The number of farmers' bank accounts fell by 35,816 during January-March 2020 mainly because of the banks' lower priority to those accounts.
The figure of farmers' bank accounts dropped to 10,150,794 at the end of March this year from 10,186,605 three months ago, according to the Bangladesh Bank data.
Considering the 9,989,906 bank accounts of the farmers at the end of March 2019, the number of accounts rose by 160,888 in one year.
However, a Bangladesh Bank report released on Monday said 46,699 bank accounts of the farmers in Sonali Bank were closed during January-March 2020, leading to a fall in the account number.

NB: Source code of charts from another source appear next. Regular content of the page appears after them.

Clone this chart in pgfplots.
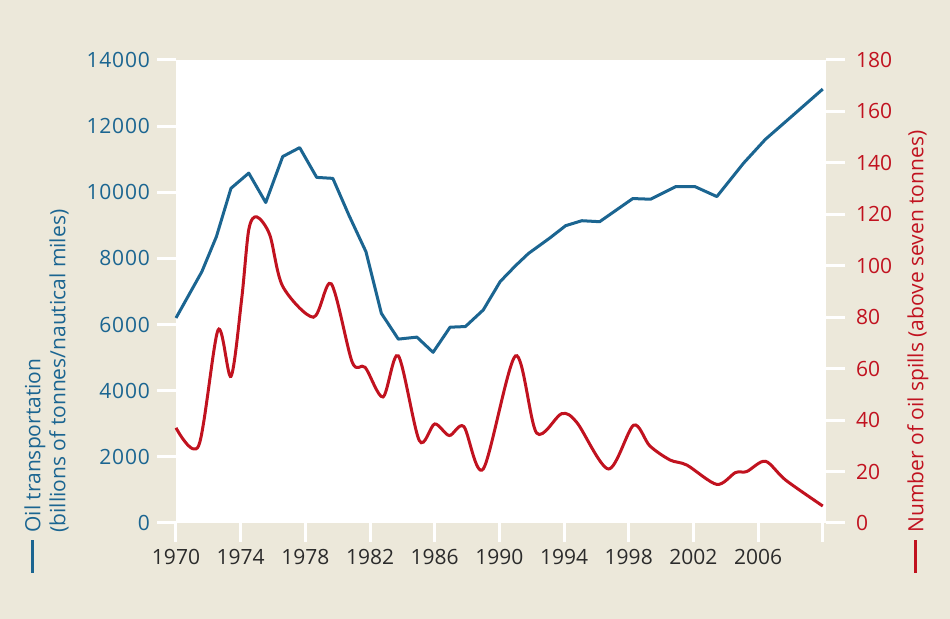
\documentclass[border=0pt]{standalone}
\usepackage{fontspec}
\setmainfont{Open Sans}
\newfontfamily\ytickfont[LetterSpace=4]{Open Sans}
\usepackage{pgfplots}
\pgfplotsset{compat=1.18}
\definecolor{bg}{HTML}{ECE8DA}
\definecolor{oilblue}{HTML}{1B6591}
\definecolor{oilred}{HTML}{C1121F}
\definecolor{txt}{HTML}{2B2B2B}
\newcommand{\lblfont}{\fontsize{10.5}{12.5}\selectfont}
\begin{document}
\begin{tikzpicture}
\fill[bg] (0pt,0pt) rectangle (475pt,309.5pt);
\path[use as bounding box] (0pt,0pt) rectangle (475pt,309.5pt);
\pgfplotsset{
  common/.style={
    at={(88pt,48pt)}, anchor=south west, scale only axis,
    width=325pt, height=231.5pt,
    xmin=1970, xmax=2010.2,
    axis line style={draw=none},
    tick align=outside, major tick length=9.5pt,
    major tick style={white, line width=1.5pt},
    scaled y ticks=false,
    /pgf/number format/assume math mode=true,
    /pgf/number format/1000 sep={},
    clip=false,
  }
}
\begin{axis}[common,
  ymin=0, ymax=14000,
  axis background/.style={fill=white},
  xtick={1970,1974,...,2010},
  xticklabels={1970,1974,1978,1982,1986,1990,1994,1998,2002,2006,{}},
  ytick={0,2000,...,14000},
  xtick pos=left, ytick pos=left,
  yticklabel style={oilblue, font=\ytickfont\lblfont},
  xticklabel style={txt, font=\lblfont},
]
\addplot[oilblue, line width=1.5pt, line join=round] coordinates {
(1970.0,6200) (1971.6,7600) (1972.5,8660) (1973.4,10120) (1974.5,10580)
(1975.55,9690) (1976.6,11080) (1977.65,11350) (1978.7,10450) (1979.7,10420)
(1980.7,9300) (1981.75,8200) (1982.7,6340) (1983.75,5560) (1984.9,5620)
(1985.9,5160) (1986.95,5920) (1987.9,5940) (1989.0,6440) (1990.05,7300)
(1991.0,7780) (1991.8,8150) (1993.1,8610) (1994.1,8990) (1995.1,9140)
(1996.2,9110) (1998.25,9810) (1999.35,9790) (2000.9,10170) (2002.1,10170)
(2003.45,9870) (2005.1,10880) (2006.45,11600) (2008.3,12390) (2010.0,13120)
};
\end{axis}
\begin{axis}[common,
  ymin=0, ymax=180,
  ytick={0,20,...,180},
  xtick=\empty,
  ytick pos=right,
  yticklabel style={oilred, font=\lblfont, xshift=2pt},
]
\addplot[oilred, line width=1.5pt, smooth, tension=0.5] coordinates {
(1970.0,37) (1971.4,30) (1972.6,75) (1973.4,57) (1974.06,87) (1974.5,114)
(1975.0,119) (1975.8,112) (1976.6,92) (1978.5,80) (1979.6,93) (1980.9,62.5)
(1981.7,60.5) (1982.8,49) (1983.75,65) (1985.05,32) (1986.0,38.5) (1986.9,34)
(1987.8,37.5) (1989.0,21) (1991.0,65) (1992.3,35) (1993.85,42.5) (1994.8,39)
(1996.75,21) (1998.3,38) (1999.3,30) (2000.55,24.5) (2001.6,22.5) (2003.45,15)
(2004.6,19.6) (2005.3,20) (2006.45,24) (2007.7,16.7) (2010.0,6.6)
};
\end{axis}
\node[rotate=90, anchor=north west, align=left, text=oilblue, font=\lblfont, inner sep=0pt]
  at (12pt,23pt) {\rule[3.2pt]{16.5pt}{1.6pt}\hspace{3.5pt}Oil transportation\\\hspace*{20pt}(billions of tonnes/nautical miles)};
\node[rotate=90, anchor=north west, align=left, text=oilred, font=\lblfont, inner sep=0pt]
  at (453.5pt,23pt) {\rule[3.2pt]{16.5pt}{1.6pt}\hspace{3.5pt}Number of oil spills (above seven tonnes)};
\end{tikzpicture}
\end{document}
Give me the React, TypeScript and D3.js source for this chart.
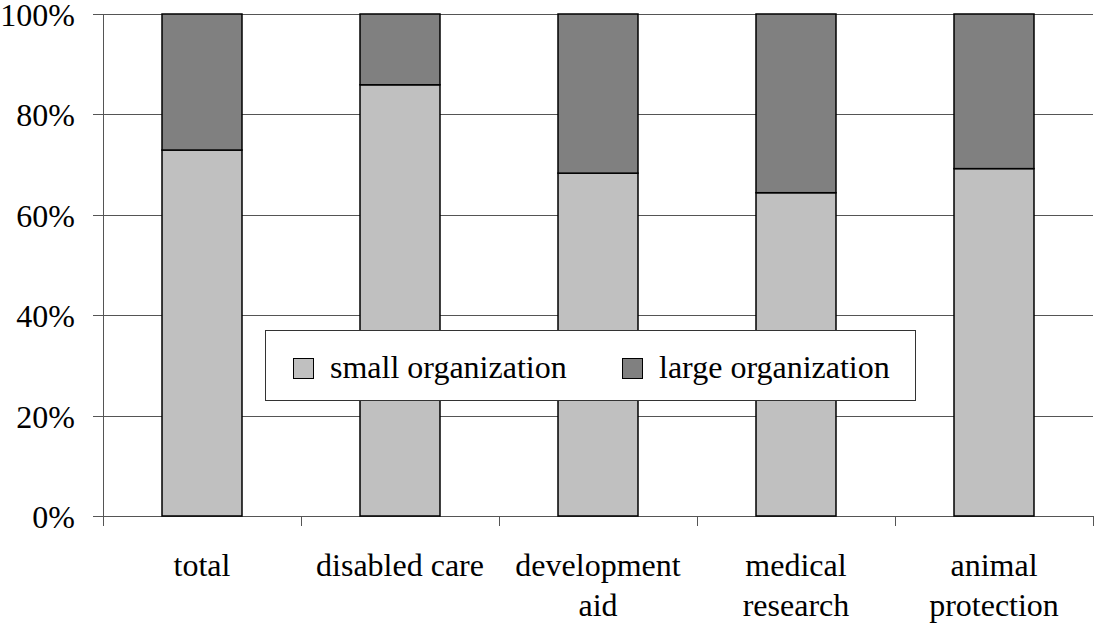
import * as d3 from "d3";

const categories = [
  ["total"],
  ["disabled care"],
  ["development", "aid"],
  ["medical", "research"],
  ["animal", "protection"],
];
const smallShare = [72.9, 85.9, 68.3, 64.4, 69.2];
const largeShare = smallShare.map((v) => 100 - v);
const seriesNames = ["small organization", "large organization"];
const seriesColors = ["#c0c0c0", "#808080"];
const yTicks = [0, 20, 40, 60, 80, 100];

const FONT = "Times New Roman, Tinos, Liberation Serif, Times, serif";

const width = 1094;
const height = 624;
const margin = { top: 14, bottom: 108, left: 103, right: 1 };
const plotWidth = width - margin.left - margin.right;
const plotHeight = height - margin.top - margin.bottom;

const App = () => {
  const keys = categories.map((c) => c.join(" "));
  const x = d3.scaleBand(keys, [0, plotWidth]).paddingInner(0.596).paddingOuter(0.298);
  const y = d3.scaleLinear([0, 100], [plotHeight, 0]);

  const rows = keys.map((k, i) => ({ key: k, small: smallShare[i], large: largeShare[i] }));
  const stack = d3.stack<any>().keys(["small", "large"])(rows);
  const bounds = d3.range(keys.length + 1).map((i) => Math.round(i * x.step()) + 0.5);
  const legendX = [293, 622];

  return (
    <svg width={width} height={height} style={{ position: "absolute", left: 0, top: 0 }}>
      <g transform={`translate(${margin.left},${margin.top})`}>
        {yTicks.map((t) => {
          const yy = Math.round(y(t)) + 0.5;
          return <line key={t} x1={-10} x2={plotWidth} y1={yy} y2={yy} stroke="#555" />;
        })}
        {yTicks.map((t) => (
          <text key={t} x={-28} y={y(t) + 12} textAnchor="end" fontSize={32} fontFamily={FONT}>
            {t}%
          </text>
        ))}
        <line x1={0.5} x2={0.5} y1={0} y2={plotHeight} stroke="#555" />
        {bounds.map((b) => (
          <line key={b} x1={b} x2={b} y1={plotHeight} y2={plotHeight + 10} stroke="#555" />
        ))}

        {stack.map((s, si) => (
          <g key={s.key} fill={seriesColors[si]}>
            {s.map((d: any) => (
              <rect
                key={d.data.key}
                x={x(d.data.key)}
                y={y(d[1])}
                width={x.bandwidth()}
                height={y(d[0]) - y(d[1])}
                stroke="#000"
                strokeWidth={1.5}
              />
            ))}
          </g>
        ))}

        {categories.map((lines, i) => {
          const cx = x(keys[i])! + x.bandwidth() / 2;
          return lines.map((line, j) => (
            <text
              key={line}
              x={cx}
              y={plotHeight + 60 + j * 40}
              textAnchor="middle"
              fontSize={32}
              fontFamily={FONT}
            >
              {line}
            </text>
          ));
        })}
      </g>

      <rect x={265.5} y={330.5} width={650} height={70} fill="white" stroke="#333" />
      {seriesNames.map((name, i) => (
        <rect
          key={name}
          x={legendX[i] + 0.5}
          y={358.5}
          width={20}
          height={20}
          fill={seriesColors[i]}
          stroke="#000"
        />
      ))}
      {seriesNames.map((name, i) => (
        <text key={name} x={legendX[i] + 37} y={378} fontSize={32} fontFamily={FONT}>
          {name}
        </text>
      ))}
    </svg>
  );
};

export default App;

When asked, Sonali Bank Managing Director Ataur Rahman Prodhan told The Business Standard: "Loan adjustments of the farmers and subsequent account closures could be the reason."
Ataur also said, "Sonali Bank has a Tk50 crore interest-free loan programme in progress which is meant for the farmers."
However, as part of the central bank's financial inclusion programme introduced in 2010, banks are supposed to open bank accounts of farmers with an initial deposit of Tk10.
The idea is to ensure transparent distribution of farm loans and subsidies and to bring farmers' savings into the banking channel.
However, the central bank instruction barred banks from imposing any charge for maintaining these accounts. It made the banks reluctant to offer any incentive to the accountholders.
The Bangladesh Bank report shows that the deposit in the farmers' bank accounts rose by only Tk10 lakh during January-March.
With the increase, farmers' deposit in bank accounts reached only Tk351.86 crore.
Each of the farmers' account contains only a deposit of Tk346.63 on average which reflects their capacity to save.
However, the central bank earlier introduced a refinance scheme with a lower interest rate to make the Tk10 farmer accounts popular.
Also, the central bank issued a circular saying that the farmers having Tk10 accounts would get loans under its refinance scheme worth Tk200 crore at the interest rate of 9.5 percent.
According to the circular, the banks may impose a maximum 7 percent interest if they disburse loans under the scheme through microfinance institutions which will be allowed to charge the highest 9.5 percent interest on the loans.
However, the initiative failed to get momentum.
And the loan disbursement to the farmers at the end of March 2020 dropped to Tk135.22 crore from Tk142.85 crore three months ago.